Après Billy the Kid, Wyatt Earp ou encore Buffalo Bill, la collection « West Legends » des éditions Soleil s’intéresse cette fois à Wild Bill Hickok. Nicolas Jarry et Laci portraiturent avec maestria un Ouest sauvage et pessimiste, où les alliances se font et se défont selon les circonstances.
« On était partis après avoir avalé un gruau sans goût, on avait au mieux trois jours de marche jusqu’à Topeka. Sans doute davantage si le temps était capricieux… » Traqué par le capitaine Custer et ses bataillons de soldats-criminels, Wild Bill Hickok traverse des étendues sauvages enneigées avec Nikolaï, officier du tsar, Cassy, une jeune institutrice, le vieux chasseur de primes Old White Jack, le représentant chez Colt Jonas Simpson, le juge Sam Bean, l’Indien Crazy Red Knife, un jeune garçon prénommé James, dont les parents viennent d’être embrochés, et Tessa Brooks, une femme taiseuse recherchée pour meurtres. Tous font partie des rescapés d’un accident de train. Ils ignorent encore que la légende de l’Ouest Wild Bill Hickok fait l’objet d’une traque obstinée pour avoir vengé un fermier noir victime des agissements de Custer et ses hommes (mais pas que).
Nicolas Jarry et Laci dépeignent avec talent un Ouest sauvage couvert de neige, peuplé par une faune parfois menaçante (aigles, loups) et où les animosités se règlent à coups de revolvers. La collaboration entre Wild Bill Hickok et Crazy Red Knife ne doit d’ailleurs pas induire le lecteur en erreur. L’Indien ne manque en effet pas de rappeler à quel point il tient l’homme blanc en haute estime : « Un jour, la nature l’avalera, lui et ses inventions maléfiques, avant de le chier dans un trou qu’elle rebouchera ! » Certaines tribus n’hésitent par ailleurs pas à prendre pour cible le train avant qu’il ne déraille, dont le seul tort est de constituer un symbole de l’impérialisme occidental – et de sa volonté de rogner sur le territoire des Amérindiens.
Outre le portrait de l’ancien shérif de Dodge City, véritable héros d’un récit ingénieux, West Legends : Wild Bill Hickok livre une vision de l’Ouest crépusculaire, qui peut rappeler à la fois Sergio Leone (pour l’iconisation de Hickok) et Sam Peckinpah (pour la violence).
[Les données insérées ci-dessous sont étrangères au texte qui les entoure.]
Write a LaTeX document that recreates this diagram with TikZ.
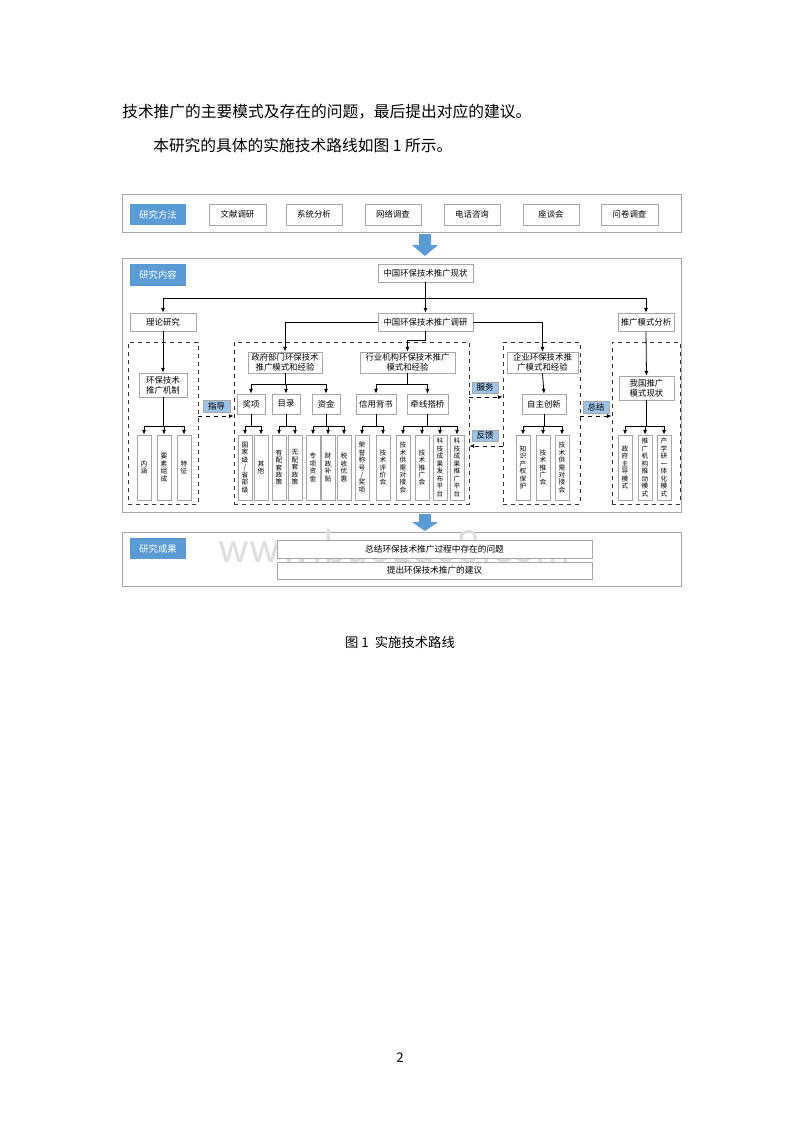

Bien rythmé, visuellement somptueux malgré un amoncellement de petites vignettes laissant peu de place à l’expression des grands espaces, l’album se caractérise aussi par des dialogues ciselés (« La fée qui s’était penchée sur mon berceau avait dû faire un sacré pet foireux au moment de balancer la sauce ! ») et des traits d’humour efficaces (la relation entre Emmett et son épuisante tante). Enfin, le scénariste Nicolas Jarry prend le parti d’épingler le caractère déshumanisant de la guerre, d’amorcer une romance (encore hypothétique) et de plonger le jeune James en plein récit initiatique. Sophistiqué et passionnant.